Wormeldingen/Grevenmacher. Der Auftritt des der Philosophie verbundenen 63-jährigen Lehrers Carlo Sunnen und der Sprachlehrerin Grit Molitor ist mit dezenter Duftreminiszenz an "Trabi" oder "Wartburg" verbunden. Verantwortlich dafür ist ein winziger vor sich hin brabbelnder Evinrude-Außenborder am Heck ihres knallroten "Zodiac"-Gummiboots. Ganze vier Pferdestärken liefert der Zweitakt-Winzling an den Propeller, gerade so viel, dass der Schleppverband aus Schlauchboot und angehängtem Floß, unterstützt von der zurzeit kräftigen Moselströmung, sich verhältnismäßig flott zu Tal bewegt. Die Bergfahrt gerät eher zu einem Stop-and-go-Abenteuer, vor allem dann, wenn ein 1500-Tonnen-Frachter durch den Strom pflügt.

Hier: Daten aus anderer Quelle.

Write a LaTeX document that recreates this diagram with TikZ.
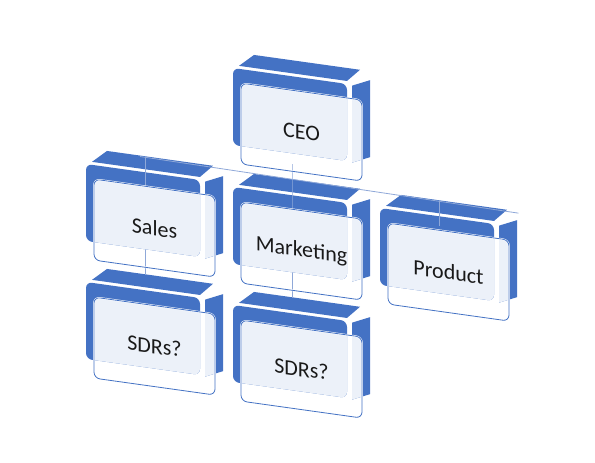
\documentclass[tikz,border=0pt]{standalone}
\usepackage{fontspec}
\setmainfont{Carlito}
\usetikzlibrary{calc}

\definecolor{accent}{HTML}{4472C4}
\definecolor{tint}{HTML}{ECF1F9}
\definecolor{linkcol}{HTML}{8FA8D8}

% pieces of one 3D box, in the box's own (slanted) frame
\newcommand{\orgframe}{(0,0) rectangle (114,77)}
\newcommand{\orgslab}{(6,-3) -- (114,-3) -- (127,-16) -- (21,-16) -- cycle}
\newcommand{\orgside}{(119,1) -- (137,-7) -- (137,70) -- (119,78) -- cycle}
\newcommand{\orgfront}{(8,14) rectangle (129,95)}

\tikzset{
  boxback/.style={fill=accent},
  boxface/.style={draw=white, line width=0.5pt, double=accent, double distance=0.8pt, rounded corners=6pt},
  boxlink/.style={draw=linkcol, line width=0.8pt},
  boxtext/.style={font=\fontsize{22}{26}\selectfont, text=black!90, transform shape},
}

\begin{document}
\begin{tikzpicture}[x=1pt,y=-1pt]
  \useasboundingbox (0,0) rectangle (595,463);

  % blue back of every box
  \foreach \name/\bx/\by in {ceo/233/68, sales/86/164, mkt/233/187,
                             prod/380/208, sdrA/86/282, sdrB/233/305} {
    \begin{scope}[shift={(\bx,\by)}, yslant=-0.14]
      \fill[boxback, rounded corners=6pt] \orgframe;
      \fill[boxback] \orgslab;
      \fill[boxback] \orgside;
      \coordinate (\name-up) at (59,-15);
      \coordinate (\name-in) at (59,10);
      \coordinate (\name-dn) at (59,88);
    \end{scope}
  }

  % connectors
  \draw[boxlink] ($(sales-up)!-0.017!(prod-up)$) -- ($(sales-up)!1.27!(prod-up)$);
  \draw[boxlink] (ceo-dn) -- (mkt-up) -- (sdrB-up);
  \draw[boxlink] (sales-up) -- (sdrA-up);
  \draw[boxlink] (prod-up) -- (prod-in);

  % light front of every box
  \foreach \name/\bx/\by/\txt in {ceo/233/68/CEO, sales/86/164/Sales,
                                  mkt/233/187/Marketing, prod/380/208/Product,
                                  sdrA/86/282/SDRs?, sdrB/233/305/SDRs?} {
    \begin{scope}[shift={(\bx,\by)}, yslant=-0.14]
      \begin{scope}
        \clip[rounded corners=6pt] \orgfront;
        \fill[tint, rounded corners=6pt] \orgframe;
        \fill[tint] \orgside;
      \end{scope}
      \draw[boxface] \orgfront;
      \node[boxtext] (\name) at (68.5,54.5) {\txt};
    \end{scope}
  }
\end{tikzpicture}
\end{document}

Erinnerung an vergessene Traditionen

Aber zu Berg wollen Carlo Sunnen und Ehefrau Grit Molitor auch gar nicht. Ihre Flussreise mit dem seltsam-abenteuerlichen Gefährt begann in Wormeldingen und endete am Ufer von Machtum. Auf den wenigen zurückgelegten Stromkilometern präsentierten die beiden ihren privaten Beitrag zum Ereignis "Kulturhauptstadt" - mit der Aufforderung, sich längst in Vergessenheit geratener Traditionen der Region zu erinnern.

Das selbst gebaute Floß aus vier mit Balken verbundenen Fässern symbolisiert die 600 Jahre lang betriebene Flößerei auf Mosel, Saar, Our und Sauer und erinnert an den später entstandenen Brauch der Küfer aus Vianden und Umgebung, ihre Fässer einfach ins Wasser zu werfen und sie von den Flüssen zu Tal treiben zu lassen, damit Trierer Weinhändler sie bei Trier bergen und einsammeln konnten.

Am Anfang war es nur eine Idee

Das beim Floßbau verwendete Langholz soll die allgemeine Flößerei symbolisieren. Fünf in einem offenen, auf dem Floß befestigten Kästchen stehende, verschlossene Dosen enthalten Erde aus fünf Regionen: Rheinland-Pfalz, Saarland, Luxemburg, Wallonien und Lothringen.

Carlo Sunnen nennt weder seinen kleinen Schleppverband noch die Aktion als Ganzes ein - was immer auch darunter zu verstehen sein mag - "Gesamtkunstwerk". Für ihn und Grit Molitor war es zunächst nur eine Idee, die von Ende Februar bis zum 15. Juli realisiert worden ist. "Das ist unser Beitrag auf ganz privater Basis", sagt er.

Vor knapp einem halben Jahrhundert hätte man Carlos und Grits Aktion, wenn überhaupt, als eines jener damals in Mode kommenden "Happenings" lächelnd oder belächelnd zur Kenntnis genommen.

Heute ist sie ein wenig Nostalgie, und - ein Stück stromauf - erinnert der nächste 1500-Tonnen-Frachter daran, dass mit der beschaulichen Flößerei heute kein Staat, will sagen: Gewinn, mehr zu machen ist.